-- START OF Exercise inputs --

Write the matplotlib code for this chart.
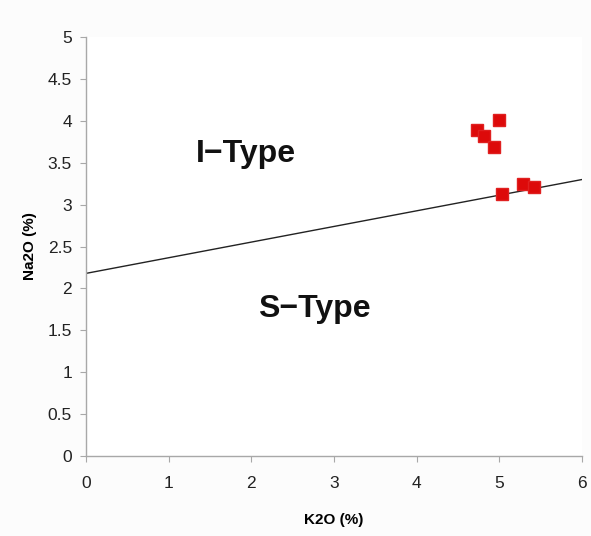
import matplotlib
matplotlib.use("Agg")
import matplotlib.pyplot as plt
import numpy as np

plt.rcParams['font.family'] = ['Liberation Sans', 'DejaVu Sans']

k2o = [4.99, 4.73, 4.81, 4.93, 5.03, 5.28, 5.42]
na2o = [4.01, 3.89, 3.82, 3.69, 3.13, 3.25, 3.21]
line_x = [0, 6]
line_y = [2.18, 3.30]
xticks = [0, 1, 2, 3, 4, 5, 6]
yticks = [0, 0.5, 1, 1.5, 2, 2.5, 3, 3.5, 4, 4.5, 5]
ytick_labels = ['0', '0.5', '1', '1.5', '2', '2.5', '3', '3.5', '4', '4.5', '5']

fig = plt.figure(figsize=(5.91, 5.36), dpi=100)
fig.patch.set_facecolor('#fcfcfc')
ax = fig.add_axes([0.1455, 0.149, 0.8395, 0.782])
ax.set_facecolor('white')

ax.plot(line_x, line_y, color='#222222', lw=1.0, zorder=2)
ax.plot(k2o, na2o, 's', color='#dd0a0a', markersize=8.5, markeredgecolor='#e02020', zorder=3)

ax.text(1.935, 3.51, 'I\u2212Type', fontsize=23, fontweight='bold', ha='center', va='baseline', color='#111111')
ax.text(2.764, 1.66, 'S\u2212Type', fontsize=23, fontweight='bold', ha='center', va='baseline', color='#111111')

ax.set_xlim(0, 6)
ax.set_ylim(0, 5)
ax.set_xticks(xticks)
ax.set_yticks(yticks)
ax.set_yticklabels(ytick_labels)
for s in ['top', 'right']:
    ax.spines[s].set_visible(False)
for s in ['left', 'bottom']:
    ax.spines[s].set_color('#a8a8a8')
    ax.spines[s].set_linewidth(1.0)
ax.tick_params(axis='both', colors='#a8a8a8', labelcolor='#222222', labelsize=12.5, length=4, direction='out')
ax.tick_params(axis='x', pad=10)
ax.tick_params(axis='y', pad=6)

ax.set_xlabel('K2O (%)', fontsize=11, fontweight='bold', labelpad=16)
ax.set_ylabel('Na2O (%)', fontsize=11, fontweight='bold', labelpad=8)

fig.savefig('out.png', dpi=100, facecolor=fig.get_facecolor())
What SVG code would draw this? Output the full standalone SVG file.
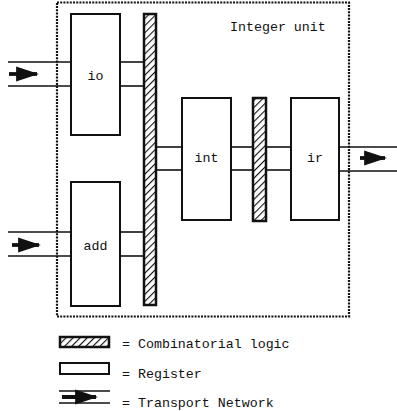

-- END OF Exercise inputs --

What to do
Take the lines from the start of the material to the line with "plt.rcParams['font.family'] = ['Liberation", both included, and transcribe them exactly without the pictures.

Exercise result
Write the matplotlib code for this chart.
import matplotlib
matplotlib.use("Agg")
import matplotlib.pyplot as plt
import numpy as np

plt.rcParams['font.family'] = ['Liberation Sans', 'DejaVu Sans']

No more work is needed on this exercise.